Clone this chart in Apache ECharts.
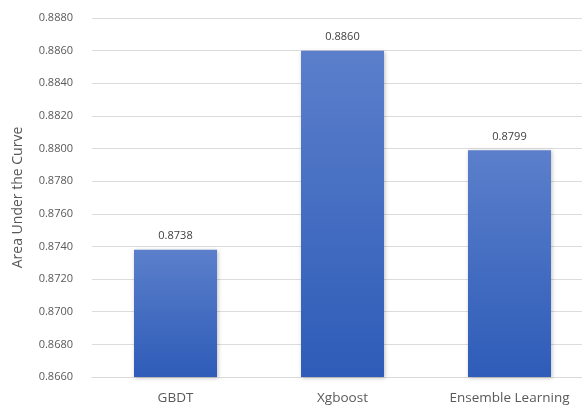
<!DOCTYPE html>
<html>
<head>
<meta charset="utf-8">
<script src="https://cdn.jsdelivr.net/npm/echarts@6/dist/echarts.min.js"></script>
<style>
  html, body { margin: 0; padding: 0; background: #fff; overflow: hidden; }
  #chart { width: 593px; height: 409px; }
</style>
</head>
<body>
<div id="chart"></div>
<script>
// chart data
var categories = ['GBDT', 'Xgboost', 'Ensemble Learning'];
var aucValues = [0.8738, 0.8860, 0.8799];
var yMin = 0.8660, yMax = 0.8880, yStep = 0.0020;

// the plot area runs a little past the right edge of the window, as in the original
var chart = echarts.init(document.getElementById('chart'));
var option = {
    animation: false,
    grid: {
        left: 92,
        top: 18,
        right: 0,
        bottom: 32
    },
    xAxis: {
        type: 'category',
        data: categories,
        axisLine: { show: true, lineStyle: { color: '#d9d9d9' } },
        axisTick: { show: false },
        axisLabel: {
            color: '#595959',
            fontFamily: 'Open Sans',
            fontSize: 13.5,
            margin: 14
        }
    },
    yAxis: {
        type: 'value',
        min: yMin,
        max: yMax,
        interval: yStep,
        name: 'Area Under the Curve',
        nameLocation: 'middle',
        nameGap: 67,
        nameTextStyle: {
            color: '#595959',
            fontFamily: 'Open Sans',
            fontSize: 14
        },
        axisLine: { show: false },
        axisTick: { show: false },
        splitLine: { lineStyle: { color: '#dcdcdc' } },
        axisLabel: {
            color: '#595959',
            fontFamily: 'Open Sans',
            fontSize: 11,
            margin: 19,
            formatter: function (v) { return v.toFixed(4); }
        }
    },
    series: [{
        type: 'bar',
        data: aucValues,
        barWidth: 83,
        itemStyle: {
            color: new echarts.graphic.LinearGradient(0, 0, 0, 1, [
                { offset: 0, color: '#5b7fcb' },
                { offset: 1, color: '#2e5cb8' }
            ]),
            shadowColor: 'rgba(0,0,0,0.25)',
            shadowBlur: 4,
            shadowOffsetX: 1,
            shadowOffsetY: 1
        },
        label: {
            show: true,
            position: 'top',
            distance: 8,
            color: '#404040',
            fontFamily: 'Open Sans',
            fontSize: 11,
            formatter: function (p) { return p.value.toFixed(4); }
        }
    }]
};
chart.setOption(option);
</script>
</body>
</html>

--- --- ---

→ **Objective**: From the first line above down to the line with "var yMin = 0.8660, yMax", reproduce every line and no others, omitting pictures.

→ **Solution**:
Clone this chart in Apache ECharts.
<!DOCTYPE html>
<html>
<head>
<meta charset="utf-8">
<script src="https://cdn.jsdelivr.net/npm/echarts@6/dist/echarts.min.js"></script>
<style>
  html, body { margin: 0; padding: 0; background: #fff; overflow: hidden; }
  #chart { width: 593px; height: 409px; }
</style>
</head>
<body>
<div id="chart"></div>
<script>
// chart data
var categories = ['GBDT', 'Xgboost', 'Ensemble Learning'];
var aucValues = [0.8738, 0.8860, 0.8799];
var yMin = 0.8660, yMax = 0.8880, yStep = 0.0020;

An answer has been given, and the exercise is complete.